Some prosecutors believe President Donald Trump will pose a flight risk after he leaves office on Jan. 20, given that he will likely face criminal charges, possibly related to his role in inciting the violent mob at the Capitol.
While the Senate remains unlikely to convict Trump of the charge of incitement of violence brought by the House in their articles of impeachment due to the number of sitting Republicans that would be required to switch sides, Trump could still face charges at a lower level — particularly as he loses his presidential immunity.
The attorney general for the District of Columbia, Karl Racine said he’s considering charges of inciting violence against anyone who spoke at the precursory rally.

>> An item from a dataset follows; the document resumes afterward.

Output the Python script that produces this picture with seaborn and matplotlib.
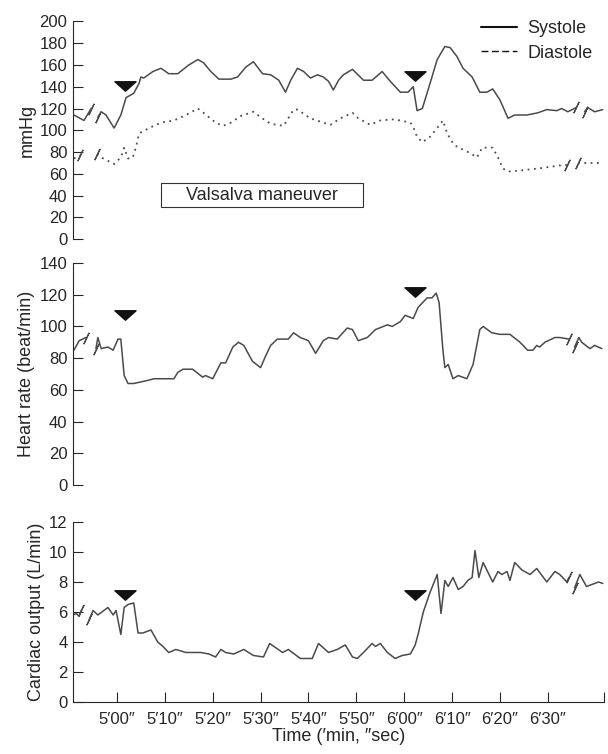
import numpy as np
import pandas as pd
import seaborn as sns
import matplotlib.pyplot as plt
from matplotlib.path import Path
from matplotlib.lines import Line2D
from matplotlib.patches import Rectangle

nan = np.nan

# time in seconds (5'00" = 300); nan marks a break in the trace
sys_t = [291.0, 293.1, 294.6, nan, 296.0, 296.7, 297.7, 299.4, 300.8, 301.9, 303.5, 304.6,
         305.0, 305.6, 307.5, 309.2, 310.8, 312.7, 315.0, 316.9, 318.1, 319.6, 321.3, 323.8,
         325.2, 326.9, 328.5, 330.4, 332.1, 333.8, 335.2, 336.3, 337.7, 339.0, 340.4, 341.9,
         343.1, 344.2, 345.2, 346.3, 347.3, 349.2, 351.5, 353.3, 355.4, 357.1, 359.2, 360.8,
         361.9, 362.7, 363.8, 365.4, 366.9, 368.5, 369.6, 371.0, 372.3, 374.2, 375.8, 377.3,
         378.5, 380.0, 381.7, 383.1, 385.6, 387.9, 389.8, 391.9, 392.9, 394.2, 396.0, nan,
         397.7, 398.3, 399.8, 401.5]
sys_v = [114, 109, 120, nan, 112, 117, 114, 102, 114, 130, 134, 143,
         149, 148, 154, 157, 152, 152, 160, 165, 162, 154, 147, 147,
         149, 158, 163, 152, 151, 146, 135, 146, 157, 154, 148, 151,
         149, 145, 137, 146, 151, 156, 146, 146, 154, 145, 135, 135,
         140, 118, 120, 143, 165, 177, 176, 168, 157, 149, 135, 135,
         138, 128, 111, 114, 114, 116, 119, 118, 120, 117, 121, nan,
         117, 121, 117, 119]

dia_t = [291.0, 292.3, nan, 295.8, 296.7, 299.4, 300.8, 301.5, 302.3, 303.3, 304.0, 304.6,
         305.0, 306.7, 309.2, 311.9, 314.4, 316.9, 318.1, 320.6, 322.1, 323.8, 325.8, 328.5,
         330.0, 332.1, 334.8, 336.9, 337.7, 340.4, 343.1, 344.6, 346.7, 349.2, 350.4, 352.9,
         355.0, 357.5, 359.2, 361.3, 361.9, 362.7, 363.8, 365.4, 366.9, 368.1, 369.0, 370.2,
         371.0, 373.8, 375.2, 376.3, 378.5, 379.6, 380.6, 381.7, 384.2, 388.3, 393.1, 394.0,
         nan, 396.3, 397.3, 401.5]
dia_v = [74, 77, nan, 78, 75, 69, 75, 84, 74, 75, 85, 97,
         98, 102, 107, 109, 114, 120, 116, 107, 104, 107, 113, 117,
         112, 106, 104, 119, 119, 111, 107, 105, 111, 116, 111, 105,
         109, 110, 109, 107, 103, 94, 89, 94, 102, 109, 97, 88,
         85, 79, 75, 84, 84, 75, 65, 62, 63, 65, 68, 68,
         nan, 70, 70, 70]

hr_t = [291.0, 292.1, 293.5, nan, 295.6, 296.0, 296.7, 298.1, 299.2, 300.2, 300.8, 301.5,
        302.3, 303.5, 305.0, 306.5, 307.7, 311.9, 312.7, 313.8, 315.8, 317.9, 318.5, 320.0,
        321.7, 322.7, 324.2, 325.4, 326.5, 328.3, 330.0, 331.0, 332.1, 333.5, 335.8, 336.9,
        338.3, 340.0, 341.5, 343.1, 344.2, 346.0, 348.1, 349.2, 350.4, 352.3, 354.0, 356.5,
        357.5, 359.2, 360.2, 361.9, 362.9, 364.8, 365.8, 366.7, 367.3, 368.1, 368.5, 369.2,
        370.2, 371.3, 373.1, 374.4, 375.8, 376.5, 378.3, 380.0, 382.1, 384.2, 385.8, 386.9,
        387.7, 388.3, 389.4, 391.5, 392.5, 394.4, nan, 395.6, 396.5, 397.1, 398.8, 399.8, 401.3]
hr_v = [85, 91, 93, nan, 86, 93, 86, 87, 85, 92, 92, 69,
        64, 64, 65, 66, 67, 67, 71, 73, 73, 68, 69, 67,
        77, 77, 87, 90, 88, 78, 74, 81, 88, 92, 92, 96,
        93, 91, 83, 91, 93, 92, 99, 98, 91, 93, 98, 101,
        100, 103, 107, 105, 112, 118, 118, 121, 115, 85, 74, 76,
        67, 69, 67, 76, 98, 100, 96, 95, 95, 90, 85, 85,
        88, 87, 90, 93, 93, 92, nan, 87, 93, 90, 86, 88, 86]

co_t = [290.8, 291.5, 292.1, 292.5, nan, 294.2, 295.0, 296.0, 298.1, 299.2, 299.8, 300.8,
        301.5, 302.3, 303.5, 304.4, 305.4, 307.1, 308.5, 309.6, 310.8, 312.3, 314.4, 315.8,
        317.5, 319.2, 320.6, 321.7, 322.7, 324.4, 326.5, 328.5, 330.6, 331.9, 334.6, 335.8,
        338.3, 340.8, 342.1, 344.2, 346.0, 347.7, 349.2, 350.2, 351.5, 353.3, 354.0, 355.0,
        356.5, 358.1, 359.6, 361.3, 362.3, 362.9, 364.0, 365.4, 366.9, 367.7, 368.5, 369.2,
        370.2, 371.3, 372.3, 373.3, 374.2, 374.8, 375.6, 376.5, 378.5, 379.6, 380.4, 381.5,
        382.1, 383.1, 384.6, 386.3, 387.7, 389.8, 391.5, 392.5, 394.0, 394.4, nan,
        395.6, 396.7, 398.1, 399.8, 400.6, 401.5]
co_v = [5.8, 5.9, 5.7, 6.1, nan, 5.5, 6.1, 5.8, 6.3, 5.8, 6.1, 4.5,
        6.3, 6.5, 6.6, 4.6, 4.6, 4.8, 4.0, 3.7, 3.3, 3.5, 3.3, 3.3,
        3.3, 3.2, 3.0, 3.5, 3.3, 3.2, 3.5, 3.1, 3.0, 3.9, 3.3, 3.5,
        2.9, 2.9, 3.9, 3.3, 3.5, 3.8, 3.0, 2.9, 3.3, 3.9, 3.7, 3.9,
        3.3, 2.9, 3.1, 3.2, 3.8, 4.5, 6.0, 7.3, 8.5, 5.9, 8.1, 7.7,
        8.3, 7.5, 7.7, 8.1, 8.3, 10.1, 8.3, 9.3, 8.0, 8.7, 8.5, 8.7,
        8.1, 9.3, 8.8, 8.5, 8.9, 8.0, 8.7, 8.5, 8.0, 8.3, nan,
        7.6, 8.5, 7.7, 7.9, 8.0, 7.9]

# start / end of the Valsalva maneuver (arrowheads), with marker heights per panel
arrow_t = [301.7, 362.3]
arrow_bp = [141, 150]
arrow_hr = [107, 122]
arrow_co = [7.1, 7.1]

tick_t = [300, 310, 320, 330, 340, 350, 360, 370, 380, 390]
tick_labels = ['5′00″', '5′10″', '5′20″', '5′30″', '5′40″',
               '5′50″', '6′00″', '6′10″', '6′20″', '6′30″']

sns.set_style('ticks')
plt.rcParams['font.family'] = ['Liberation Sans', 'DejaVu Sans']
plt.rcParams['font.size'] = 12

line_col = '#4a4a4a'
xmin, xmax = 290.8, 401.7
lab_size = 13

# flattened down-pointing triangle
tri = Path([(-1, 0.45), (1, 0.45), (0, -0.45), (-1, 0.45)],
           [Path.MOVETO, Path.LINETO, Path.LINETO, Path.CLOSEPOLY])


def trace(ax, t, v, **kw):
    df = pd.DataFrame({'t': t, 'v': v})
    df['seg'] = df['v'].isna().cumsum()
    df = df.dropna()
    sns.lineplot(data=df, x='t', y='v', units='seg', estimator=None, sort=False,
                 color=line_col, ax=ax, legend=False, **kw)
    # little slashes where the trace is broken
    g = df.groupby('seg')
    ends = pd.concat([g.tail(1).iloc[:-1], g.head(1).iloc[1:]])
    ax.plot(ends['t'], ends['v'], ls='none', marker=(2, 2, -25), ms=9,
            mec=line_col, mew=0.9)


def style_axis(ax, ymax, ystep, label, bottom=False):
    ax.set_xlim(xmin, xmax)
    ax.set_ylim(0, ymax)
    ax.set_yticks(np.arange(0, ymax + ystep / 2, ystep))
    ax.set_ylabel(label, fontsize=lab_size, labelpad=3)
    ax.set_xlabel('')
    ax.tick_params(axis='y', direction='in', length=7, width=0.8, pad=4, labelsize=12)
    for s in ['top', 'right']:
        ax.spines[s].set_visible(False)
    ax.spines['left'].set_linewidth(0.8)
    if bottom:
        ax.set_xticks(tick_t + [xmax])
        ax.set_xticklabels(tick_labels + [''])
        ax.tick_params(axis='x', direction='in', length=7, width=0.8, pad=7, labelsize=12)
        ax.spines['bottom'].set_linewidth(0.8)
        ax.set_xlabel('Time (′min, ″sec)', fontsize=lab_size, labelpad=1)
    else:
        ax.spines['bottom'].set_visible(False)
        ax.set_xticks([])


fig = plt.figure(figsize=(6.08, 7.54), dpi=100)
ax1 = fig.add_axes([0.120, 0.683, 0.873, 0.2885])
ax2 = fig.add_axes([0.120, 0.3568, 0.873, 0.2944])
ax3 = fig.add_axes([0.120, 0.069, 0.873, 0.2387])

# blood pressure
trace(ax1, sys_t, sys_v, lw=1.1)
trace(ax1, dia_t, dia_v, lw=1.3, ls=(0, (1, 2.5)))
ax1.scatter(arrow_t, arrow_bp, marker=tri, s=230, color='#111111', zorder=5)
style_axis(ax1, 200, 20, 'mmHg')
ax1.add_patch(Rectangle((0.166, 0.147), 0.38, 0.11, transform=ax1.transAxes,
                        fill=False, ec='#333333', lw=0.8))
ax1.text(0.356, 0.202, 'Valsalva maneuver', transform=ax1.transAxes,
         ha='center', va='center', fontsize=lab_size)
handles = [Line2D([], [], color='#111111', lw=1.5),
           Line2D([], [], color='#111111', lw=1.0, ls=(0, (5, 2.5)))]
ax1.legend(handles, ['Systole', 'Diastole'], loc='upper right',
           bbox_to_anchor=(1.01, 1.08), frameon=False, fontsize=lab_size,
           handlelength=2.0, handletextpad=0.6, labelspacing=0.4)

# heart rate
trace(ax2, hr_t, hr_v, lw=1.1)
ax2.scatter(arrow_t, arrow_hr, marker=tri, s=230, color='#111111', zorder=5)
style_axis(ax2, 140, 20, 'Heart rate (beat/min)')

# cardiac output
trace(ax3, co_t, co_v, lw=1.1)
ax3.scatter(arrow_t, arrow_co, marker=tri, s=230, color='#111111', zorder=5)
style_axis(ax3, 12, 2, 'Cardiac output (L/min)', bottom=True)

fig.savefig('out.png', dpi=100)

Trump spoke at the “Save America Rally” for more than an hour, during which he said: “All of us here today do not want to see our election victory stolen by emboldened radical left Democrats, which is what they’re doing and stolen by the fake news media. That’s what they’ve done and what they’re doing. We will never give up. We will never concede, it doesn’t happen. You don’t concede when there’s theft involved.”
Washington’s U.S. Attorney Michael Sherwin similarly said he would look at charging anyone who had a role” in the riots and did not rule out Trump as exempt.
Prior to the storming of the Capitol on Jan. 6, Trump was still facing two criminal and civil probes in New York related to the Trump Organization’s finances and possible bank fraud.
“He’s got money. He’s got property. He’s got access,” Douglas McNabb, a private attorney with expertise in international extradition defense, told the Washington Times. “The government would argue that he’s a flight risk.”
Trump publicly discussed potentially leaving the country in October if he lost to President-elect Joe Biden, but those musings were not directly tied to any criminal dealings.
Trump has a number of properties worldwide, including a hotel in the United Arab Emirates and an unfinished hotel project in Azerbaijan, both countries that don’t have extradition treaties with the United States.